* **Exercise**
Transcribe the listing exactly, leaving out every picture.

* **Dataset excerpt**
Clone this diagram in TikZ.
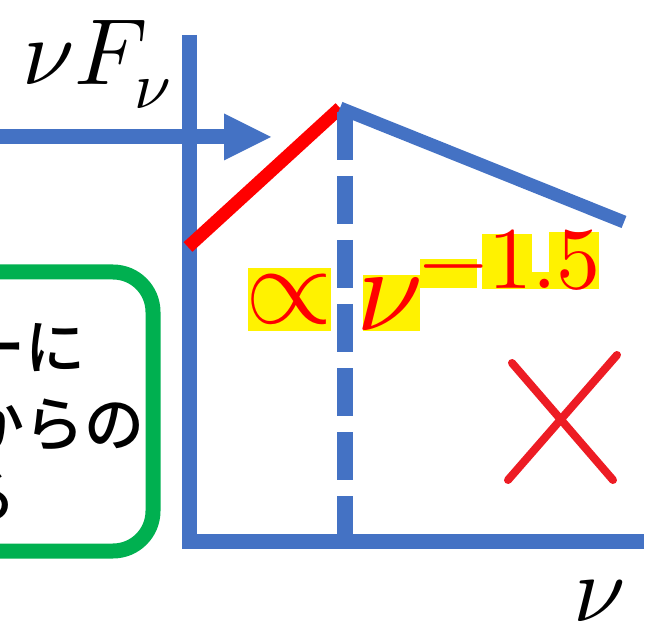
\documentclass[tikz,border=0pt]{standalone}
\usepackage{fontspec}
\usepackage{unicode-math}
\newfontfamily\jpfont{Noto Sans CJK JP Medium}
\usetikzlibrary{arrows.meta}
\definecolor{bleuaxe}{HTML}{4472C4}
\definecolor{vertcadre}{HTML}{00B050}
\definecolor{rougecroix}{HTML}{ED1C24}
\begin{document}
\begin{tikzpicture}[x=1pt,y=-1pt]
	% Styles
	\tikzstyle{axe}=[bleuaxe,line width=15pt]
	\tikzstyle{pente}=[line width=13pt]
	\tikzstyle{surligne}=[fill=yellow,inner sep=0pt]
	\tikzstyle{formule}=[text=red,inner sep=0pt]
	\tikzstyle{texte}=[inner sep=0pt,anchor=base east,font=\jpfont\fontsize{60}{64}\selectfont]
	\tikzstyle{etiquette}=[inner sep=0pt,font=\fontsize{94}{94}\selectfont]
	% Cadre
	\useasboundingbox (0,0) rectangle (649,623);
	\clip (0,0) rectangle (649,623);
	% Points
	\coordinate (Yh) at (189,35);
	\coordinate (O) at (189,541);
	\coordinate (Xd) at (644,541);
	\coordinate (Fg) at (0,137);
	\coordinate (Fd) at (271,137);
	\coordinate (Ra) at (188,247);
	\coordinate (S) at (340,108);
	\coordinate (Pd) at (624,222);
	\coordinate (Dh) at (345,112);
	\coordinate (Db) at (345,541);
	% Boite verte et texte
	\draw[vertcadre,line width=15pt,rounded corners=40pt] (-60,272) rectangle (153,551);
	\node[texte] (L1) at (86,370) {ーに};
	\node[texte] (L2) at (145,446) {からの};
	\node[texte] (L3) at (17,518) {る};
	% Axes
	\draw[axe,line join=miter] (Yh)--(O)--(Xd);
	\draw[axe,-{Triangle[length=47pt,width=47pt,line width=0pt]}] (Fg)--(Fd);
	\draw[pente,red] (Ra)--(S);
	\draw[pente,bleuaxe] (S)--(Pd);
	\draw[bleuaxe,line width=16pt,dash pattern=on 48pt off 16pt] (Dh)--(Db);
	% Etiquettes des axes
	\node[etiquette,anchor=base west] (NuF) at (22,85) {$\nu F_\nu$};
	\node[etiquette,anchor=base] (Nu) at (599,621) {$\nu$};
	% Loi de puissance
	\node[surligne,minimum width=83pt,minimum height=63pt] (HlProp) at (289.5,299.5) {};
	\node[surligne,minimum width=57pt,minimum height=56pt] (HlNu) at (391.5,303) {};
	\node[surligne,minimum width=57pt,minimum height=29pt] (HlMoins) at (448.5,273.5) {};
	\node[surligne,minimum width=50pt,minimum height=55pt] (HlUn) at (507,261.5) {};
	\node[surligne,minimum width=17pt,minimum height=17pt] (HlPoint) at (540.5,280.5) {};
	\node[surligne,minimum width=50pt,minimum height=57pt] (HlCinq) at (574,260.5) {};
	\node[formule,font=\fontsize{112}{112}\selectfont] (Prop) at (HlProp.center) {$\propto$};
	\node[formule,font=\fontsize{120}{120}\selectfont] (NuR) at (390,303.5) {$\nu$};
	\node[formule,font=\fontsize{88}{88}\selectfont] (Expo) at (510,260.5) {$-1.5$};
	% Croix
	\draw[rougecroix,line width=8pt,line cap=round] (512,363)--(613,480);
	\draw[rougecroix,line width=8pt,line cap=round] (617,355)--(508,480);
\end{tikzpicture}
\end{document}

* **Exercise solution**
Clone this diagram in TikZ.
\documentclass[tikz,border=0pt]{standalone}
\usepackage{fontspec}
\usepackage{unicode-math}
\newfontfamily\jpfont{Noto Sans CJK JP Medium}
\usetikzlibrary{arrows.meta}
\definecolor{bleuaxe}{HTML}{4472C4}
\definecolor{vertcadre}{HTML}{00B050}
\definecolor{rougecroix}{HTML}{ED1C24}
\begin{document}
\begin{tikzpicture}[x=1pt,y=-1pt]
	% Styles
	\tikzstyle{axe}=[bleuaxe,line width=15pt]
	\tikzstyle{pente}=[line width=13pt]
	\tikzstyle{surligne}=[fill=yellow,inner sep=0pt]
	\tikzstyle{formule}=[text=red,inner sep=0pt]
	\tikzstyle{texte}=[inner sep=0pt,anchor=base east,font=\jpfont\fontsize{60}{64}\selectfont]
	\tikzstyle{etiquette}=[inner sep=0pt,font=\fontsize{94}{94}\selectfont]
	% Cadre
	\useasboundingbox (0,0) rectangle (649,623);
	\clip (0,0) rectangle (649,623);
	% Points
	\coordinate (Yh) at (189,35);
	\coordinate (O) at (189,541);
	\coordinate (Xd) at (644,541);
	\coordinate (Fg) at (0,137);
	\coordinate (Fd) at (271,137);
	\coordinate (Ra) at (188,247);
	\coordinate (S) at (340,108);
	\coordinate (Pd) at (624,222);
	\coordinate (Dh) at (345,112);
	\coordinate (Db) at (345,541);
	% Boite verte et texte
	\draw[vertcadre,line width=15pt,rounded corners=40pt] (-60,272) rectangle (153,551);
	\node[texte] (L1) at (86,370) {ーに};
	\node[texte] (L2) at (145,446) {からの};
	\node[texte] (L3) at (17,518) {る};
	% Axes
	\draw[axe,line join=miter] (Yh)--(O)--(Xd);
	\draw[axe,-{Triangle[length=47pt,width=47pt,line width=0pt]}] (Fg)--(Fd);
	\draw[pente,red] (Ra)--(S);
	\draw[pente,bleuaxe] (S)--(Pd);
	\draw[bleuaxe,line width=16pt,dash pattern=on 48pt off 16pt] (Dh)--(Db);
	% Etiquettes des axes
	\node[etiquette,anchor=base west] (NuF) at (22,85) {$\nu F_\nu$};
	\node[etiquette,anchor=base] (Nu) at (599,621) {$\nu$};
	% Loi de puissance
	\node[surligne,minimum width=83pt,minimum height=63pt] (HlProp) at (289.5,299.5) {};
	\node[surligne,minimum width=57pt,minimum height=56pt] (HlNu) at (391.5,303) {};
	\node[surligne,minimum width=57pt,minimum height=29pt] (HlMoins) at (448.5,273.5) {};
	\node[surligne,minimum width=50pt,minimum height=55pt] (HlUn) at (507,261.5) {};
	\node[surligne,minimum width=17pt,minimum height=17pt] (HlPoint) at (540.5,280.5) {};
	\node[surligne,minimum width=50pt,minimum height=57pt] (HlCinq) at (574,260.5) {};
	\node[formule,font=\fontsize{112}{112}\selectfont] (Prop) at (HlProp.center) {$\propto$};
	\node[formule,font=\fontsize{120}{120}\selectfont] (NuR) at (390,303.5) {$\nu$};
	\node[formule,font=\fontsize{88}{88}\selectfont] (Expo) at (510,260.5) {$-1.5$};
	% Croix
	\draw[rougecroix,line width=8pt,line cap=round] (512,363)--(613,480);
	\draw[rougecroix,line width=8pt,line cap=round] (617,355)--(508,480);
\end{tikzpicture}
\end{document}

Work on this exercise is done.